Paralelamente às discussões que envolvem o STF, a Frente Parlamentar da Agropecuária (FPA) conseguiu aprovar em caráter de urgência o PL 490/07 na Câmara dos Deputados Federais, que além de transferir do Poder Executivo ao Legislativo a competência para realizar as demarcações, estabelece a fixação do marco temporal. O PL seguiu para o Senado Federal para revisão.
De acordo com a FPA, uma pesquisa realizada pelo Instituo Pensar Agropecuária (PensarAgro), que reúne 44 entidades do setor produtivo, concluiu que se não houver o marco temporal com base na promulgação da CF/88, nós teremos um salto de 14,1% para 27% do território brasileiro considerado terra indígena, o que acarretará a queda significativa nas exportações, e claro, o cancelamento de títulos de propriedade de imóveis, cujos proprietários apenas serão indenizados pelas benfeitorias e não pela terra.
Apesar de não ser possível datar a finalização do julgamento ou da votação pelo Senado, devemos ficar atentos ao resultado que impactará significante o agronegócio nacional. O Agro não é contra os povos indígenas, ou a favor daqueles que adquiriram e adquirem propriedades por meios irregulares, o setor defende o produtor de boa-fé que através do seu suor, conquistou de forma legítima o título de sua propriedade.
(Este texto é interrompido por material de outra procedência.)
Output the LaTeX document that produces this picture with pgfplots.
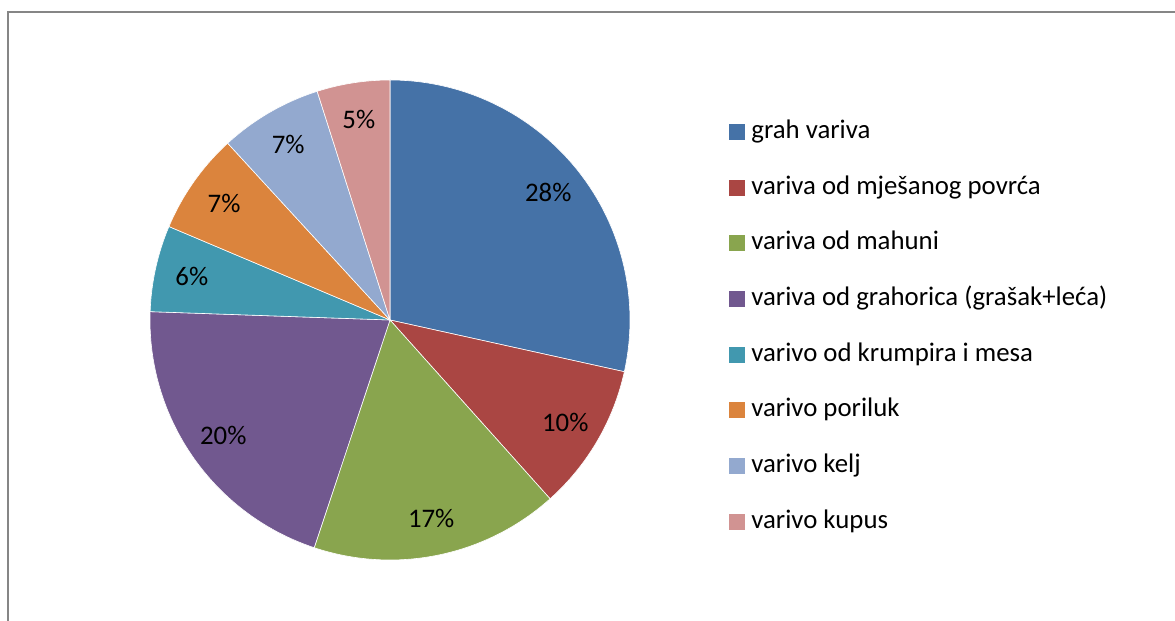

A não aplicação do marco temporal, com base na promulgação da Constituição Federal de 1988, seria um grave retrocesso, afetando diretamente o agronegócio e toda a população, dado o efeito cascata que ocorrerá com a diminuição da produção agrícola e até mesmo a extinção de cidades.
A título de exemplo, no dia 28/07/2023, a FUNAI (Fundação Nacional do Índio) apresentou um estudo pretendendo a demarcação de uma área equivalente a 360.000 mil hectares, que vai do município de Vila Rica/MT, Santa Cruz do Xingu/MT e São Felix do Xingu/PA. Estima-se que aproximadamente 200 proprietários de imóveis rurais corram o risco de perder suas propriedades.
Precisamos acompanhar as votações do PL 490/07 e exigir dos nossos representantes no Congresso Nacional que defendam o direito constitucional a propriedade privada e estabeleçam o marco temporal para demarcação das terras indígenas com base na data da promulgação da Constituição Federal de 1988, ou seja, 5/10/88.